#### The exercise
Reproduce, character for character, the lines below from the first through the one with "plt.rcParams['mathtext.it'] = 'Liberation". Leave pictures out.

** BEGIN **

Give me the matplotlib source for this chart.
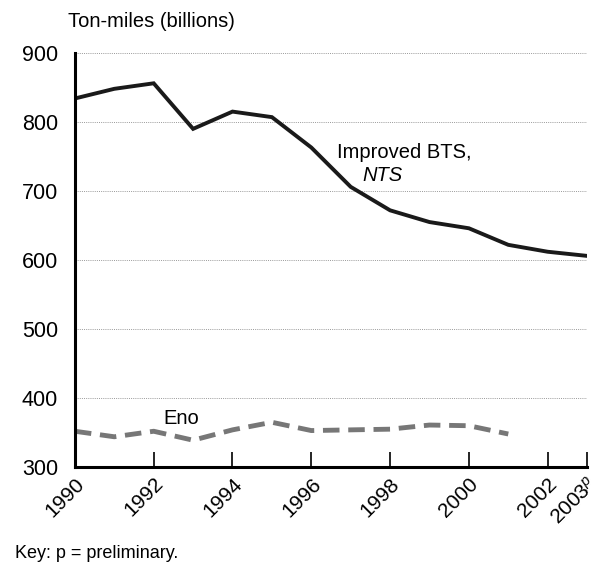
import matplotlib.pyplot as plt

plt.rcParams['font.family'] = ['Liberation Sans', 'DejaVu Sans']
plt.rcParams['mathtext.fontset'] = 'custom'
plt.rcParams['mathtext.it'] = 'Liberation Sans:italic'

years = list(range(1990, 2004))
nts = [834, 848, 856, 790, 815, 807, 763, 706, 672, 655, 646, 622, 612, 606]
eno_years = list(range(1990, 2002))
eno = [352, 344, 352, 339, 354, 365, 353, 354, 355, 361, 360, 348]

tick_years = [1990, 1992, 1994, 1996, 1998, 2000, 2002, 2003]
tick_labels = ['1990', '1992', '1994', '1996', '1998', '2000', '2002', '2003$^{p}$']

fig = plt.figure(figsize=(6.04, 5.69), dpi=100)
ax = fig.add_axes([0.124, 0.179, 0.848, 0.728])

ax.plot(years, nts, color='#1a1a1a', lw=2.8, solid_joinstyle='miter')
ax.plot(eno_years, eno, color='#777777', lw=3.5, dashes=(3.4, 1.8))

ax.set_xlim(1990, 2003)
ax.set_ylim(300, 900)
ax.set_yticks(range(300, 1000, 100))
ax.set_xticks(tick_years)
ax.set_xticklabels(tick_labels, rotation=45, ha='right', va='top', rotation_mode='anchor')
ax.tick_params(axis='x', direction='in', length=11, width=1.2, labelsize=15, pad=5)
ax.tick_params(axis='y', length=0, labelsize=15.5, pad=12)
ax.yaxis.grid(True, linestyle=(0, (1, 1.2)), color='#999999', lw=0.7)
ax.set_axisbelow(True)

for s in ['top', 'right']:
    ax.spines[s].set_visible(False)
for s in ['left', 'bottom']:
    ax.spines[s].set_linewidth(2.2)

ax.text(1996.65, 756, 'Improved BTS,', fontsize=14.5, va='center')
ax.text(1997.3, 723, 'NTS', fontsize=14.5, style='italic', va='center')
ax.text(1992.25, 371, 'Eno', fontsize=14.5, va='center')

fig.text(0.113, 0.962, 'Ton-miles (billions)', fontsize=14.5, va='center')
fig.text(0.025, 0.028, 'Key: p = preliminary.', fontsize=13, va='center')

fig.savefig('out.png', dpi=100)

** END **

#### Problem solution
Give me the matplotlib source for this chart.
import matplotlib.pyplot as plt

plt.rcParams['font.family'] = ['Liberation Sans', 'DejaVu Sans']
plt.rcParams['mathtext.fontset'] = 'custom'
plt.rcParams['mathtext.it'] = 'Liberation Sans:italic'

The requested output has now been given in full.